Java中的ES索引分组查询总数

在大数据时代,如何高效地处理海量数据成为了一个关键问题。Elasticsearch(简称ES)是一个开源的、基于Lucene库的分布式搜索引擎,可以快速地存储、搜索和分析海量数据。在使用ES时,经常会遇到需要对数据进行分组查询并计算总数的需求。本文将介绍通过Java来实现ES索引的分组查询总数,并提供相应的代码示例。

什么是分组查询总数?

分组查询总数是指在ES索引中,根据某个字段的值进行分组,并计算每个分组中的文档数量。例如,我们有一个存储了用户信息的ES索引,包含字段name和age,我们希望根据年龄字段进行分组,并统计每个年龄段的用户数量。

使用Java实现ES索引的分组查询总数

在使用Java实现ES索引的分组查询总数之前,需要先确保已经安装并配置好了Elasticsearch客户端。这里以elasticsearch-rest-high-level-client作为示例。

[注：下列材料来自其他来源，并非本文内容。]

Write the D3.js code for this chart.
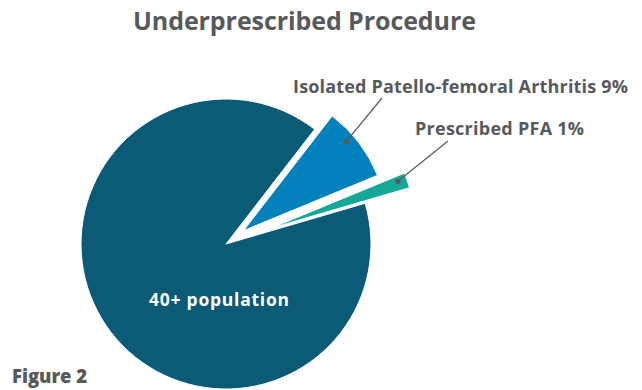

首先,我们需要创建一个Elasticsearch客户端的实例,在本例中我们使用RestHighLevelClient:

import org.apache.http.HttpHost;
import org.elasticsearch.client.RestClient;
import org.elasticsearch.client.RestHighLevelClient;

RestHighLevelClient client = new RestHighLevelClient(
        RestClient.builder(new HttpHost("localhost", 9200, "http")));

接下来,我们需要构建一个搜索请求,并指定我们要进行分组查询总数的字段和索引:

import org.elasticsearch.action.search.SearchRequest;
import org.elasticsearch.action.search.SearchResponse;
import org.elasticsearch.index.query.QueryBuilders;
import org.elasticsearch.search.aggregations.AggregationBuilders;
import org.elasticsearch.search.aggregations.bucket.terms.Terms;
import org.elasticsearch.search.builder.SearchSourceBuilder;
import org.elasticsearch.search.sort.SortOrder;

SearchRequest searchRequest = new SearchRequest("your_index_name");
SearchSourceBuilder searchSourceBuilder = new SearchSourceBuilder();
searchSourceBuilder.query(QueryBuilders.matchAllQuery());  // 查询所有文档
searchSourceBuilder.aggregation(AggregationBuilders.terms("group_by_field").field("your_field_name").size(10));  // 根据字段进行分组
searchSourceBuilder.sort("your_field_name", SortOrder.ASC);  // 对字段进行排序
searchRequest.source(searchSourceBuilder);

然后,我们发送搜索请求并处理搜索响应:

SearchResponse searchResponse = client.search(searchRequest);

// 处理分组查询结果
Terms terms = searchResponse.getAggregations().get("group_by_field");
for (Terms.Bucket bucket : terms.getBuckets()) {
    String fieldValue = bucket.getKeyAsString();
    long docCount = bucket.getDocCount();
    System.out.println("Field Value: " + fieldValue + ", Doc Count: " + docCount);
}

最后,要记得在使用完Elasticsearch客户端之后,关闭它:

client.close();

代码示例

下面是一个完整的示例代码,演示了如何使用Java实现ES索引的分组查询总数:

import org.apache.http.HttpHost;
import org.elasticsearch.action.search.SearchRequest;
import org.elasticsearch.action.search.SearchResponse;
import org.elasticsearch.client.RestClient;
import org.elasticsearch.client.RestHighLevelClient;
import org.elasticsearch.index.query.QueryBuilders;
import org.elasticsearch.search.aggregations.AggregationBuilders;
import org.elasticsearch.search.aggregations.bucket.terms.Terms;
import org.elasticsearch.search.builder.SearchSourceBuilder;
import org.elasticsearch.search.sort.SortOrder;

import java.io.IOException;

public class ESGroupByCountExample {

    public static void main(String[] args) throws IOException {
        RestHighLevelClient client = new RestHighLevelClient(
                RestClient.builder(new HttpHost("localhost", 9200, "http")));

        SearchRequest searchRequest = new SearchRequest("your_index_name");
        SearchSourceBuilder searchSourceBuilder = new SearchSourceBuilder();
        searchSourceBuilder.query(QueryBuilders.matchAllQuery());  // 查询所有文档
        searchSourceBuilder.aggregation(AggregationBuilders.terms("group_by_field").field("your_field_name").size(10));  // 根据字段进行分组
        searchSourceBuilder.sort("your_field_name", SortOrder.ASC);  // 对字段进行排序
        searchRequest.source(searchSourceBuilder);

        SearchResponse searchResponse = client.search(searchRequest);

        // 处理分组查询结果
        Terms terms = searchResponse.getAggregations().get("group_by_field");
        for (Terms.Bucket bucket : terms.getBuckets()) {
            String fieldValue = bucket.getKeyAsString();
            long docCount = bucket.getDocCount();
            System.out.println